#### [Data shown]

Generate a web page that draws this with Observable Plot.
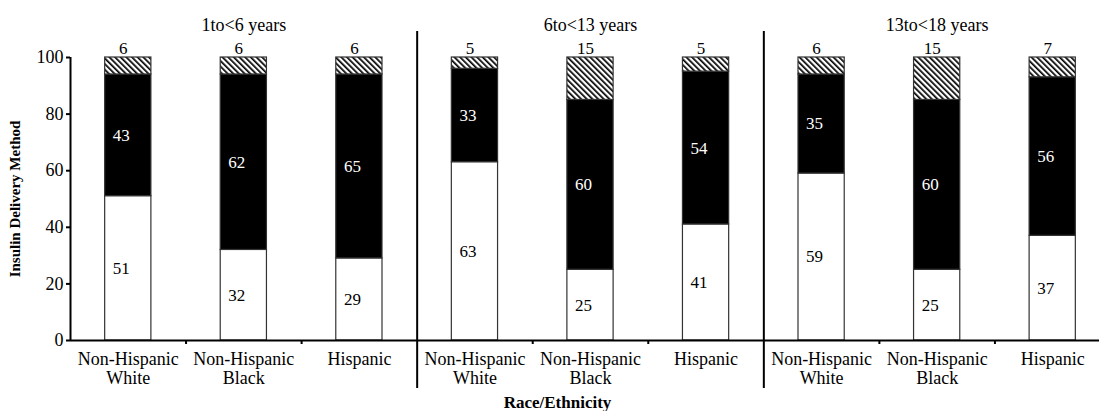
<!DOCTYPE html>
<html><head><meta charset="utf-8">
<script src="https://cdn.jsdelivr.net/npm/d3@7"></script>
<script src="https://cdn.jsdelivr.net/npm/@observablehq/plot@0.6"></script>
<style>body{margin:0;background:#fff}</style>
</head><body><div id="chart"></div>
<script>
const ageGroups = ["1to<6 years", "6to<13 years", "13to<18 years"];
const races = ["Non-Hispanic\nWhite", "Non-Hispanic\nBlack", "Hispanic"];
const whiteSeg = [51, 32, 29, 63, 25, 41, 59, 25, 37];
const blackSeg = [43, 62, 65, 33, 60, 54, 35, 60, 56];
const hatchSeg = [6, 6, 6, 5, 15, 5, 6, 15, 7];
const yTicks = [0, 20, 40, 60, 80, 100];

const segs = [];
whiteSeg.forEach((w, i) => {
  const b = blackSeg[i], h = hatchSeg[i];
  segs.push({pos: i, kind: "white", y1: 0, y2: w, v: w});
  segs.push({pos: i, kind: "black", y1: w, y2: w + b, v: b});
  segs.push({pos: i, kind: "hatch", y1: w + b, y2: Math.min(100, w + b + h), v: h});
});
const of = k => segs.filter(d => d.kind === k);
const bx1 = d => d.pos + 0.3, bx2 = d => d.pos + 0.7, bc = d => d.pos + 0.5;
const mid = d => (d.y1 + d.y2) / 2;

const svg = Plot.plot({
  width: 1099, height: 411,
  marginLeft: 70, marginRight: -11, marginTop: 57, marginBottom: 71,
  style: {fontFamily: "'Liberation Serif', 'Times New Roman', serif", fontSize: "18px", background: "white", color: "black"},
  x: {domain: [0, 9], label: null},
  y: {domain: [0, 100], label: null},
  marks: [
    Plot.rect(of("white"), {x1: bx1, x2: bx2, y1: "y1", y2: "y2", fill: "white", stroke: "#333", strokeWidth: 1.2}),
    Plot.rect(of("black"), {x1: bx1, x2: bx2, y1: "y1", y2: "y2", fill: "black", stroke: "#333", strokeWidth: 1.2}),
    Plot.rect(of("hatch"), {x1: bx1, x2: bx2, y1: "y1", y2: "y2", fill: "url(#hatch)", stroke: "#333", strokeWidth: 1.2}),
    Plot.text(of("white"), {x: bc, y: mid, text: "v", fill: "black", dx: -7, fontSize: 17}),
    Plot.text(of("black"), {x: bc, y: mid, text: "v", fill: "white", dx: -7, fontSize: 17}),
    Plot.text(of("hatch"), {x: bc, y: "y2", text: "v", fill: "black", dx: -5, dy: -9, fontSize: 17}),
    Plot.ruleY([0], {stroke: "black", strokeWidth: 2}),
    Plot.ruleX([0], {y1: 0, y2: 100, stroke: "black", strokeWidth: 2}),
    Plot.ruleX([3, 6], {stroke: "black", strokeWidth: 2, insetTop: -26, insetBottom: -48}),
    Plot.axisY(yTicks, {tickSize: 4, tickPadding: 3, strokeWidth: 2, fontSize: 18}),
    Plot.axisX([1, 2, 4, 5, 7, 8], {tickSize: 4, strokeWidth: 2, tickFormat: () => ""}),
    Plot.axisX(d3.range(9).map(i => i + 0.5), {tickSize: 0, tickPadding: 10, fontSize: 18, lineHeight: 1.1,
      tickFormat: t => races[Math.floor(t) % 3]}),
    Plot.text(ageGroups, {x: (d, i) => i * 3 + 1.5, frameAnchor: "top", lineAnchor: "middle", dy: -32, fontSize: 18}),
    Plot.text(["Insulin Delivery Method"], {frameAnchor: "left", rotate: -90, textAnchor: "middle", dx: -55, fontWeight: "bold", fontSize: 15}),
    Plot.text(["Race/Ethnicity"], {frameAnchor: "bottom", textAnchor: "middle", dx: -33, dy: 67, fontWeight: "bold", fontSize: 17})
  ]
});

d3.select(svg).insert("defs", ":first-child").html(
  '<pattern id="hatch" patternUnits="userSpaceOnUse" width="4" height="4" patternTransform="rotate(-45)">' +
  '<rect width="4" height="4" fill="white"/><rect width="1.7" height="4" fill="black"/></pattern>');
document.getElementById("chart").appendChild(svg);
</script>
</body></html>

#### [Task requirements]
Without the images, write out each line of the data verbatim.

#### [Written response]
Generate a web page that draws this with Observable Plot.
<!DOCTYPE html>
<html><head><meta charset="utf-8">
<script src="https://cdn.jsdelivr.net/npm/d3@7"></script>
<script src="https://cdn.jsdelivr.net/npm/@observablehq/plot@0.6"></script>
<style>body{margin:0;background:#fff}</style>
</head><body><div id="chart"></div>
<script>
const ageGroups = ["1to<6 years", "6to<13 years", "13to<18 years"];
const races = ["Non-Hispanic\nWhite", "Non-Hispanic\nBlack", "Hispanic"];
const whiteSeg = [51, 32, 29, 63, 25, 41, 59, 25, 37];
const blackSeg = [43, 62, 65, 33, 60, 54, 35, 60, 56];
const hatchSeg = [6, 6, 6, 5, 15, 5, 6, 15, 7];
const yTicks = [0, 20, 40, 60, 80, 100];

const segs = [];
whiteSeg.forEach((w, i) => {
  const b = blackSeg[i], h = hatchSeg[i];
  segs.push({pos: i, kind: "white", y1: 0, y2: w, v: w});
  segs.push({pos: i, kind: "black", y1: w, y2: w + b, v: b});
  segs.push({pos: i, kind: "hatch", y1: w + b, y2: Math.min(100, w + b + h), v: h});
});
const of = k => segs.filter(d => d.kind === k);
const bx1 = d => d.pos + 0.3, bx2 = d => d.pos + 0.7, bc = d => d.pos + 0.5;
const mid = d => (d.y1 + d.y2) / 2;

const svg = Plot.plot({
  width: 1099, height: 411,
  marginLeft: 70, marginRight: -11, marginTop: 57, marginBottom: 71,
  style: {fontFamily: "'Liberation Serif', 'Times New Roman', serif", fontSize: "18px", background: "white", color: "black"},
  x: {domain: [0, 9], label: null},
  y: {domain: [0, 100], label: null},
  marks: [
    Plot.rect(of("white"), {x1: bx1, x2: bx2, y1: "y1", y2: "y2", fill: "white", stroke: "#333", strokeWidth: 1.2}),
    Plot.rect(of("black"), {x1: bx1, x2: bx2, y1: "y1", y2: "y2", fill: "black", stroke: "#333", strokeWidth: 1.2}),
    Plot.rect(of("hatch"), {x1: bx1, x2: bx2, y1: "y1", y2: "y2", fill: "url(#hatch)", stroke: "#333", strokeWidth: 1.2}),
    Plot.text(of("white"), {x: bc, y: mid, text: "v", fill: "black", dx: -7, fontSize: 17}),
    Plot.text(of("black"), {x: bc, y: mid, text: "v", fill: "white", dx: -7, fontSize: 17}),
    Plot.text(of("hatch"), {x: bc, y: "y2", text: "v", fill: "black", dx: -5, dy: -9, fontSize: 17}),
    Plot.ruleY([0], {stroke: "black", strokeWidth: 2}),
    Plot.ruleX([0], {y1: 0, y2: 100, stroke: "black", strokeWidth: 2}),
    Plot.ruleX([3, 6], {stroke: "black", strokeWidth: 2, insetTop: -26, insetBottom: -48}),
    Plot.axisY(yTicks, {tickSize: 4, tickPadding: 3, strokeWidth: 2, fontSize: 18}),
    Plot.axisX([1, 2, 4, 5, 7, 8], {tickSize: 4, strokeWidth: 2, tickFormat: () => ""}),
    Plot.axisX(d3.range(9).map(i => i + 0.5), {tickSize: 0, tickPadding: 10, fontSize: 18, lineHeight: 1.1,
      tickFormat: t => races[Math.floor(t) % 3]}),
    Plot.text(ageGroups, {x: (d, i) => i * 3 + 1.5, frameAnchor: "top", lineAnchor: "middle", dy: -32, fontSize: 18}),
    Plot.text(["Insulin Delivery Method"], {frameAnchor: "left", rotate: -90, textAnchor: "middle", dx: -55, fontWeight: "bold", fontSize: 15}),
    Plot.text(["Race/Ethnicity"], {frameAnchor: "bottom", textAnchor: "middle", dx: -33, dy: 67, fontWeight: "bold", fontSize: 17})
  ]
});

d3.select(svg).insert("defs", ":first-child").html(
  '<pattern id="hatch" patternUnits="userSpaceOnUse" width="4" height="4" patternTransform="rotate(-45)">' +
  '<rect width="4" height="4" fill="white"/><rect width="1.7" height="4" fill="black"/></pattern>');
document.getElementById("chart").appendChild(svg);
</script>
</body></html>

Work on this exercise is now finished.